Quote all lines below exactly. Images stay out.

* Available data:
"""
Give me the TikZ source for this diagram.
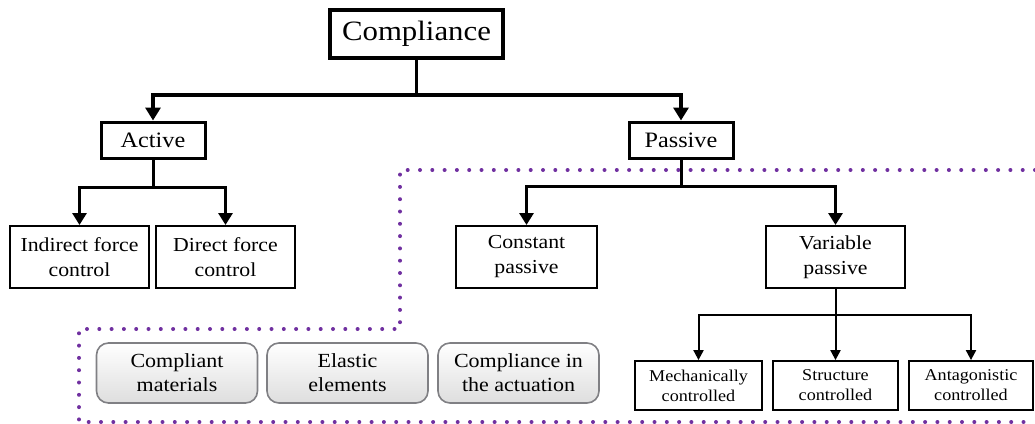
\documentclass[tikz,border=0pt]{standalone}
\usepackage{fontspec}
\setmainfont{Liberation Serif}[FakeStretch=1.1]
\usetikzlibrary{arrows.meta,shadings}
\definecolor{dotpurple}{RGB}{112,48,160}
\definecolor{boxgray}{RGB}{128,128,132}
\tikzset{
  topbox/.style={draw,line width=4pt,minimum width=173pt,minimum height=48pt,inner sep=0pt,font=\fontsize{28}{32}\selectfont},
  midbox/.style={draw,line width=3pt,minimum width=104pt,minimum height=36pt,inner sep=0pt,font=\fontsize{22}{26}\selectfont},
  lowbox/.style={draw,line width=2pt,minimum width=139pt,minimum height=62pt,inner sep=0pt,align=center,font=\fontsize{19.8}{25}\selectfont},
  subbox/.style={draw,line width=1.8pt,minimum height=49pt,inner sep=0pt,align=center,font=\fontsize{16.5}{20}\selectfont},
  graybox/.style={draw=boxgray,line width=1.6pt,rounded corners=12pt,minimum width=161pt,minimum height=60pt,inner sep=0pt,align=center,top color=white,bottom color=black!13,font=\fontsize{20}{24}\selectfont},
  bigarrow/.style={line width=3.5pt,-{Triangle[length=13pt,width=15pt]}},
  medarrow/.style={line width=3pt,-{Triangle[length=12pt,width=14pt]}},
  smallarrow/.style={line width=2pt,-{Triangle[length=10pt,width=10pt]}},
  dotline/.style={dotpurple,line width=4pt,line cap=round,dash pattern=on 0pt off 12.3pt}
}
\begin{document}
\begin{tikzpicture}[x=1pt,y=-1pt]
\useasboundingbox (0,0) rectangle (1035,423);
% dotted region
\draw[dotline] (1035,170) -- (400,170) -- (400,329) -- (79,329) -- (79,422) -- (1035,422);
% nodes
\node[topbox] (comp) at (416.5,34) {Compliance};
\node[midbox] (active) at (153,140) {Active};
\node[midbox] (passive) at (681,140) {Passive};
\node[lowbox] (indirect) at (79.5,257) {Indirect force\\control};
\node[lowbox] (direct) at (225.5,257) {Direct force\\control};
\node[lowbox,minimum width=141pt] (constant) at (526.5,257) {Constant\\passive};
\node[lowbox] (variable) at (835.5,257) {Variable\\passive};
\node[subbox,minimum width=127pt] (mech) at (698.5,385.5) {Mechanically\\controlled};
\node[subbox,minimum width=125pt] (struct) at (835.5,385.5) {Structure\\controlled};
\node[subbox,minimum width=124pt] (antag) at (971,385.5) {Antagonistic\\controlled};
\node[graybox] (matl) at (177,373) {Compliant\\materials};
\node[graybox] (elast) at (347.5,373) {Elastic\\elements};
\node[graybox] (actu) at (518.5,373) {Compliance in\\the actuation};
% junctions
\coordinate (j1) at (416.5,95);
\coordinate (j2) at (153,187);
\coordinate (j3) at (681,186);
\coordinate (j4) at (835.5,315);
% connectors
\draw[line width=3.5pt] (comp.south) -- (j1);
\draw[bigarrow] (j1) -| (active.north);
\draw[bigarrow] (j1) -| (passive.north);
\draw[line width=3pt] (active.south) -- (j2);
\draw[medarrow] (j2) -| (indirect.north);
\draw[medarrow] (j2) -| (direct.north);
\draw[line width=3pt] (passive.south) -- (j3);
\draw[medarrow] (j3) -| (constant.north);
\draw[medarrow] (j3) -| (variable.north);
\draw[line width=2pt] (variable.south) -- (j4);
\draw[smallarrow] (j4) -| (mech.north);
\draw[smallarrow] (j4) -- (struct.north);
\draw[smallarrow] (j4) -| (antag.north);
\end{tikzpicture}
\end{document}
"""
* Response:
Give me the TikZ source for this diagram.
\documentclass[tikz,border=0pt]{standalone}
\usepackage{fontspec}
\setmainfont{Liberation Serif}[FakeStretch=1.1]
\usetikzlibrary{arrows.meta,shadings}
\definecolor{dotpurple}{RGB}{112,48,160}
\definecolor{boxgray}{RGB}{128,128,132}
\tikzset{
  topbox/.style={draw,line width=4pt,minimum width=173pt,minimum height=48pt,inner sep=0pt,font=\fontsize{28}{32}\selectfont},
  midbox/.style={draw,line width=3pt,minimum width=104pt,minimum height=36pt,inner sep=0pt,font=\fontsize{22}{26}\selectfont},
  lowbox/.style={draw,line width=2pt,minimum width=139pt,minimum height=62pt,inner sep=0pt,align=center,font=\fontsize{19.8}{25}\selectfont},
  subbox/.style={draw,line width=1.8pt,minimum height=49pt,inner sep=0pt,align=center,font=\fontsize{16.5}{20}\selectfont},
  graybox/.style={draw=boxgray,line width=1.6pt,rounded corners=12pt,minimum width=161pt,minimum height=60pt,inner sep=0pt,align=center,top color=white,bottom color=black!13,font=\fontsize{20}{24}\selectfont},
  bigarrow/.style={line width=3.5pt,-{Triangle[length=13pt,width=15pt]}},
  medarrow/.style={line width=3pt,-{Triangle[length=12pt,width=14pt]}},
  smallarrow/.style={line width=2pt,-{Triangle[length=10pt,width=10pt]}},
  dotline/.style={dotpurple,line width=4pt,line cap=round,dash pattern=on 0pt off 12.3pt}
}
\begin{document}
\begin{tikzpicture}[x=1pt,y=-1pt]
\useasboundingbox (0,0) rectangle (1035,423);
% dotted region
\draw[dotline] (1035,170) -- (400,170) -- (400,329) -- (79,329) -- (79,422) -- (1035,422);
% nodes
\node[topbox] (comp) at (416.5,34) {Compliance};
\node[midbox] (active) at (153,140) {Active};
\node[midbox] (passive) at (681,140) {Passive};
\node[lowbox] (indirect) at (79.5,257) {Indirect force\\control};
\node[lowbox] (direct) at (225.5,257) {Direct force\\control};
\node[lowbox,minimum width=141pt] (constant) at (526.5,257) {Constant\\passive};
\node[lowbox] (variable) at (835.5,257) {Variable\\passive};
\node[subbox,minimum width=127pt] (mech) at (698.5,385.5) {Mechanically\\controlled};
\node[subbox,minimum width=125pt] (struct) at (835.5,385.5) {Structure\\controlled};
\node[subbox,minimum width=124pt] (antag) at (971,385.5) {Antagonistic\\controlled};
\node[graybox] (matl) at (177,373) {Compliant\\materials};
\node[graybox] (elast) at (347.5,373) {Elastic\\elements};
\node[graybox] (actu) at (518.5,373) {Compliance in\\the actuation};
% junctions
\coordinate (j1) at (416.5,95);
\coordinate (j2) at (153,187);
\coordinate (j3) at (681,186);
\coordinate (j4) at (835.5,315);
% connectors
\draw[line width=3.5pt] (comp.south) -- (j1);
\draw[bigarrow] (j1) -| (active.north);
\draw[bigarrow] (j1) -| (passive.north);
\draw[line width=3pt] (active.south) -- (j2);
\draw[medarrow] (j2) -| (indirect.north);
\draw[medarrow] (j2) -| (direct.north);
\draw[line width=3pt] (passive.south) -- (j3);
\draw[medarrow] (j3) -| (constant.north);
\draw[medarrow] (j3) -| (variable.north);
\draw[line width=2pt] (variable.south) -- (j4);
\draw[smallarrow] (j4) -| (mech.north);
\draw[smallarrow] (j4) -- (struct.north);
\draw[smallarrow] (j4) -| (antag.north);
\end{tikzpicture}
\end{document}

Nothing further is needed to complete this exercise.